Task directions: Print exactly the lines running from the one that holds "Output the Python" through the one that holds "110, 8, 8, 5]", please, and leave the pictures out.

Items from a data source
•••

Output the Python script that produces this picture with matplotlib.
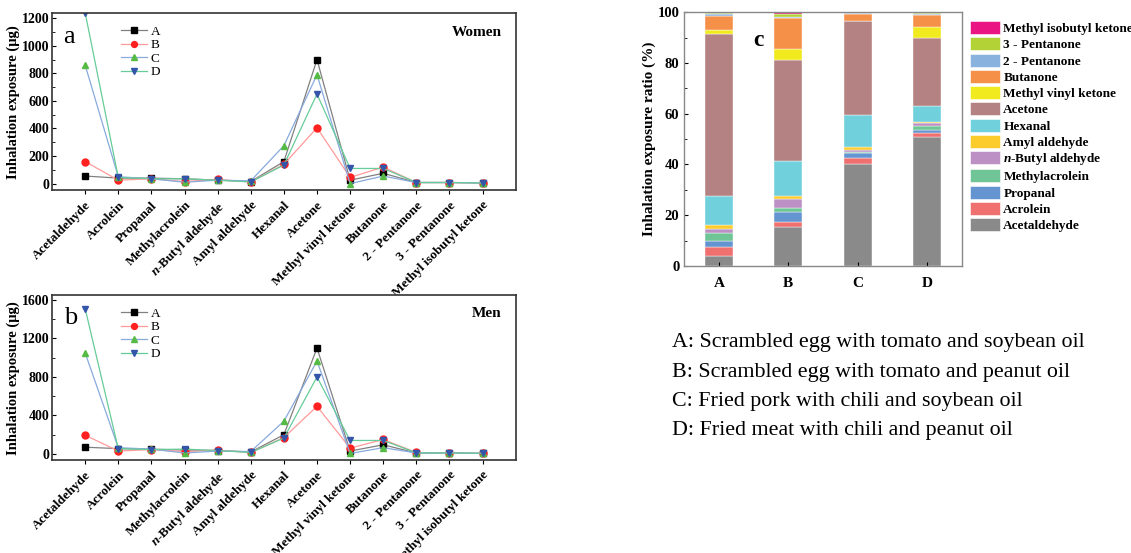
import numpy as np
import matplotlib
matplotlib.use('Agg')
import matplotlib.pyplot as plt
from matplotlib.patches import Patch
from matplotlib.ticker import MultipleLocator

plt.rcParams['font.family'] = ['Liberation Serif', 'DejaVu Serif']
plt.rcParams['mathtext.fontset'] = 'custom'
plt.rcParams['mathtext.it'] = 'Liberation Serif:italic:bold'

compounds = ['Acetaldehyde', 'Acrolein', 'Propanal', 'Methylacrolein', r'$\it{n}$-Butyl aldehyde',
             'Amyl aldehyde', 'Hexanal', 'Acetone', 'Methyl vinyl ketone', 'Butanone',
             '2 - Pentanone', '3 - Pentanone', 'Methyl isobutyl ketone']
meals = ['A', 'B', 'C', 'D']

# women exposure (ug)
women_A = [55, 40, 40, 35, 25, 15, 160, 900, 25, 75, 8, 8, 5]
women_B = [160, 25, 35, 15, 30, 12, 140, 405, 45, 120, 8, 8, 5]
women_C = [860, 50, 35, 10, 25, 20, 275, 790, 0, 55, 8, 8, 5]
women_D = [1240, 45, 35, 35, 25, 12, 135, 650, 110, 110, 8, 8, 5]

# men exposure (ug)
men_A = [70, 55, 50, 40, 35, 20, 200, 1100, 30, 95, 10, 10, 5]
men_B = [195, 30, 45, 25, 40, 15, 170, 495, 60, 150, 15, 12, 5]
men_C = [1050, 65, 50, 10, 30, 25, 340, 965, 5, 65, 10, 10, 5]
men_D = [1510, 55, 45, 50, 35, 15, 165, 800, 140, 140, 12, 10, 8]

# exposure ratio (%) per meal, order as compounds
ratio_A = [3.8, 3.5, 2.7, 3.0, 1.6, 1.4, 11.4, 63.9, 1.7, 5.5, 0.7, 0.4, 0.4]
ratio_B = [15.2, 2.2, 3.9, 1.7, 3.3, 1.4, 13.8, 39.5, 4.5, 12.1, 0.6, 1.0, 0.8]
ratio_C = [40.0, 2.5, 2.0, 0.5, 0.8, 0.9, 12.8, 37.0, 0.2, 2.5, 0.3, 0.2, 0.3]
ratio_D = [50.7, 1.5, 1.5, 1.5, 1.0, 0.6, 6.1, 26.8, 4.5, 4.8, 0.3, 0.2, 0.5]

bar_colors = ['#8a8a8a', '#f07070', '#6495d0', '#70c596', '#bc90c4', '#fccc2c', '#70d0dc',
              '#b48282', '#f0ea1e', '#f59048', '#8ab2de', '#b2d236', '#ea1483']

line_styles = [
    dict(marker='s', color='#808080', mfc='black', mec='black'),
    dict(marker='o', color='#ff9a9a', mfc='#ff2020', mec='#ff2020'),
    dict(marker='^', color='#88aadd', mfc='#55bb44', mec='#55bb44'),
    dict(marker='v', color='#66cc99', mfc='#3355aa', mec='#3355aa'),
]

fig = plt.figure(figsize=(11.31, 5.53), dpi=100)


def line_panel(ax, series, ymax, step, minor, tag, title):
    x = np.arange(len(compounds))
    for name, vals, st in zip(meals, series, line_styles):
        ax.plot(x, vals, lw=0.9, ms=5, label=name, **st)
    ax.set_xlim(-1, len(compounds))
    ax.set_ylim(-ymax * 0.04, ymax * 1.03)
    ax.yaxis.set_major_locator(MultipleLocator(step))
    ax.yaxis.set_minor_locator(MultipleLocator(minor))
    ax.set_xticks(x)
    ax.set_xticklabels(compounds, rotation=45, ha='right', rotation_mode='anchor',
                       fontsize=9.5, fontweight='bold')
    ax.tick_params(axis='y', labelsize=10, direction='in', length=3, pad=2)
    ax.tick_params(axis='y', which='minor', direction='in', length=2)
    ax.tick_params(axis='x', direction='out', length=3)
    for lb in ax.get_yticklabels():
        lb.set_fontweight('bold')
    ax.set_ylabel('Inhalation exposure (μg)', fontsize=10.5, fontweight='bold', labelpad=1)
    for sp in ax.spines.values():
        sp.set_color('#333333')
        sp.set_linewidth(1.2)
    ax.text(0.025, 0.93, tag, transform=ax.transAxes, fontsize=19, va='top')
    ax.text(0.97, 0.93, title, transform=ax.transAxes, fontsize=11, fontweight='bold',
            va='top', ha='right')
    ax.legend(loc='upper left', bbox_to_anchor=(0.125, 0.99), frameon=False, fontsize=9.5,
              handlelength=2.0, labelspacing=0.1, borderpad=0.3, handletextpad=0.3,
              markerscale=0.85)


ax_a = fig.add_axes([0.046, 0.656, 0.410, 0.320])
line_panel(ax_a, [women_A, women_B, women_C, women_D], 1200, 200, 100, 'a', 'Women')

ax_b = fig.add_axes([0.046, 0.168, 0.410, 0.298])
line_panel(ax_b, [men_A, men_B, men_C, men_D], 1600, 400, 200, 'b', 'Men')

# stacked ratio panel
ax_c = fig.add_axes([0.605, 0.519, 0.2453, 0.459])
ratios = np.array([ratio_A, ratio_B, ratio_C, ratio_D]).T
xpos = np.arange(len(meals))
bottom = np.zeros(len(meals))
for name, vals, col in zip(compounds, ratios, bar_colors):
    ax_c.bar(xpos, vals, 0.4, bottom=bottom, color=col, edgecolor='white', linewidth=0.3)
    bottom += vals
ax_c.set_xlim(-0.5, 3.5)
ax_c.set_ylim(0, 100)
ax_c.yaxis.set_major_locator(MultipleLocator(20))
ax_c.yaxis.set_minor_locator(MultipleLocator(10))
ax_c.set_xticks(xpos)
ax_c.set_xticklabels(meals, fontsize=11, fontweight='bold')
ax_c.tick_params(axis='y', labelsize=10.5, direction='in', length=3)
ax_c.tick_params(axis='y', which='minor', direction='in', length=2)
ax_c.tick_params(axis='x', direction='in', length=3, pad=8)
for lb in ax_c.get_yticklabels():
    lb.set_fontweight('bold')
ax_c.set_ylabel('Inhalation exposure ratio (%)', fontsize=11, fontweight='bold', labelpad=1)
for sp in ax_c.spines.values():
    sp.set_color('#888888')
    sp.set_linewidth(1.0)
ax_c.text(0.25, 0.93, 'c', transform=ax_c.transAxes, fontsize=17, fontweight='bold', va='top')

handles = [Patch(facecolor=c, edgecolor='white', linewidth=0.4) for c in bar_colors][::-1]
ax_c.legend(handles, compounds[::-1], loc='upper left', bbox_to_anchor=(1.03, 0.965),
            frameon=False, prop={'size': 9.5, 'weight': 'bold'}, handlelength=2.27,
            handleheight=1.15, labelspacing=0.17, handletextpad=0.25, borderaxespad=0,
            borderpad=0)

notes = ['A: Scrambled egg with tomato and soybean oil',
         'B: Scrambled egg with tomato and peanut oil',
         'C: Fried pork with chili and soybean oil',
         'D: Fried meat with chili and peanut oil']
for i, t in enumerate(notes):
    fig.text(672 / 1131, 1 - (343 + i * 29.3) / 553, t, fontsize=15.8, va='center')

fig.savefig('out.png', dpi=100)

•••

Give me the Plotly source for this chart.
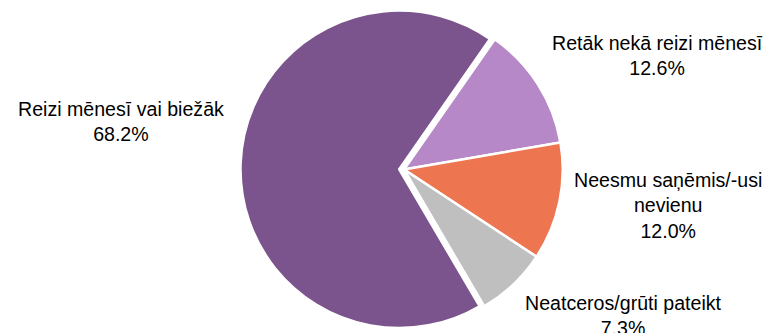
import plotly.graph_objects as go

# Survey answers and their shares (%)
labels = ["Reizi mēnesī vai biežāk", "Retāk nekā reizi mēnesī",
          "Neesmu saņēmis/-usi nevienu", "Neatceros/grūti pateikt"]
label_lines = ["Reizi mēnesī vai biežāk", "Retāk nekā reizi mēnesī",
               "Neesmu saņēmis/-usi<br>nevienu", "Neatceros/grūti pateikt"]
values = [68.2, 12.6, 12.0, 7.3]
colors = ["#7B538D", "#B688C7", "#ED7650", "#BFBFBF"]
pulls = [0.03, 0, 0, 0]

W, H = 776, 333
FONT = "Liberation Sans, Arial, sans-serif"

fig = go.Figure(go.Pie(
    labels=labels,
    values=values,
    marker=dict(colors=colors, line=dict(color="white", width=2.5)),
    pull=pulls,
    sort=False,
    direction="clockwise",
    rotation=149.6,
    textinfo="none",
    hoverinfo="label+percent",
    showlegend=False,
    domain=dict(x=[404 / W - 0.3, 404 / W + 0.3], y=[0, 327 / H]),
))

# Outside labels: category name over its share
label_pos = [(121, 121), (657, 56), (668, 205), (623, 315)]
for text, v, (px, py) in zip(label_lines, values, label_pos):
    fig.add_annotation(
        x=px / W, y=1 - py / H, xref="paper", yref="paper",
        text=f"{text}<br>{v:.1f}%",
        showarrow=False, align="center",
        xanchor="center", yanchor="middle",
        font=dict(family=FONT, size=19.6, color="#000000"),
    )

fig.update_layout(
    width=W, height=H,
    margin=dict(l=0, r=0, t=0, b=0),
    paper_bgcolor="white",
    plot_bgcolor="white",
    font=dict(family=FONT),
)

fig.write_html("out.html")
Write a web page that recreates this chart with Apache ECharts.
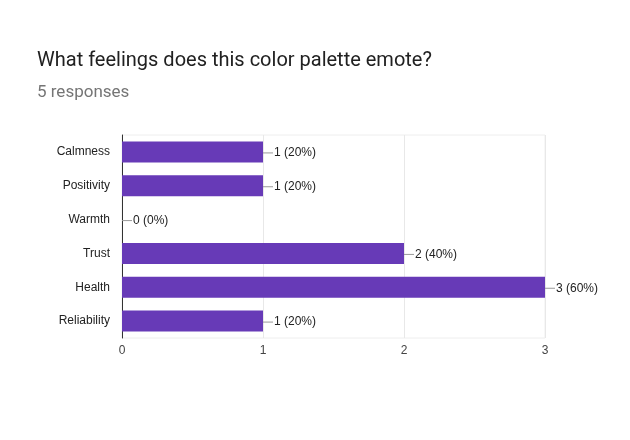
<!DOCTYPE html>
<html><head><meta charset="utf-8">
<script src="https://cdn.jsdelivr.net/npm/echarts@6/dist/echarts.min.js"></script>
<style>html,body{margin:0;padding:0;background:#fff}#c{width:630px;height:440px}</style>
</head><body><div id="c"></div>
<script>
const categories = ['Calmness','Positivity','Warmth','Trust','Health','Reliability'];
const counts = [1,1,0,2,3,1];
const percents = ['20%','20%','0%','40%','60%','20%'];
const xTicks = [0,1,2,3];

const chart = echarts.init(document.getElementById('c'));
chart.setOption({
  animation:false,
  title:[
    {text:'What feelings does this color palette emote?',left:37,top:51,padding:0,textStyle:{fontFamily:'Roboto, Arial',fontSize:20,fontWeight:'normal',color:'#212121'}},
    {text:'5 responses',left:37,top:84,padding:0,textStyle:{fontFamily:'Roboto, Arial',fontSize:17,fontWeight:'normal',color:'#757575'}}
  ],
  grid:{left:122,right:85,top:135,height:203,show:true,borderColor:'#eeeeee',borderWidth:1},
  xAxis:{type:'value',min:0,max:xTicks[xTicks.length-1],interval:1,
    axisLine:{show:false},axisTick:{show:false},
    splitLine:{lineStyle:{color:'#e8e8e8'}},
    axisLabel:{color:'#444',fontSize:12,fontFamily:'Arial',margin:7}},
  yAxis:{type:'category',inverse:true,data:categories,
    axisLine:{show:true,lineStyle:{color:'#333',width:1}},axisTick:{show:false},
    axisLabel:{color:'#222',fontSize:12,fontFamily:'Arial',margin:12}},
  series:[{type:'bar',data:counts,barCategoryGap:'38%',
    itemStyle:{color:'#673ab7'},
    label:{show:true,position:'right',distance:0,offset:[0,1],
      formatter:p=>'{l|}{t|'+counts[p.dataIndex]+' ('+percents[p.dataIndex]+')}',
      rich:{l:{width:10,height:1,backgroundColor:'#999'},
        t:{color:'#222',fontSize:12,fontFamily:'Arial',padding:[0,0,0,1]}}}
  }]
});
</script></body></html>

•••

Exercise solution:
Output the Python script that produces this picture with matplotlib.
import numpy as np
import matplotlib
matplotlib.use('Agg')
import matplotlib.pyplot as plt
from matplotlib.patches import Patch
from matplotlib.ticker import MultipleLocator

plt.rcParams['font.family'] = ['Liberation Serif', 'DejaVu Serif']
plt.rcParams['mathtext.fontset'] = 'custom'
plt.rcParams['mathtext.it'] = 'Liberation Serif:italic:bold'

compounds = ['Acetaldehyde', 'Acrolein', 'Propanal', 'Methylacrolein', r'$\it{n}$-Butyl aldehyde',
             'Amyl aldehyde', 'Hexanal', 'Acetone', 'Methyl vinyl ketone', 'Butanone',
             '2 - Pentanone', '3 - Pentanone', 'Methyl isobutyl ketone']
meals = ['A', 'B', 'C', 'D']

# women exposure (ug)
women_A = [55, 40, 40, 35, 25, 15, 160, 900, 25, 75, 8, 8, 5]
women_B = [160, 25, 35, 15, 30, 12, 140, 405, 45, 120, 8, 8, 5]
women_C = [860, 50, 35, 10, 25, 20, 275, 790, 0, 55, 8, 8, 5]
women_D = [1240, 45, 35, 35, 25, 12, 135, 650, 110, 110, 8, 8, 5]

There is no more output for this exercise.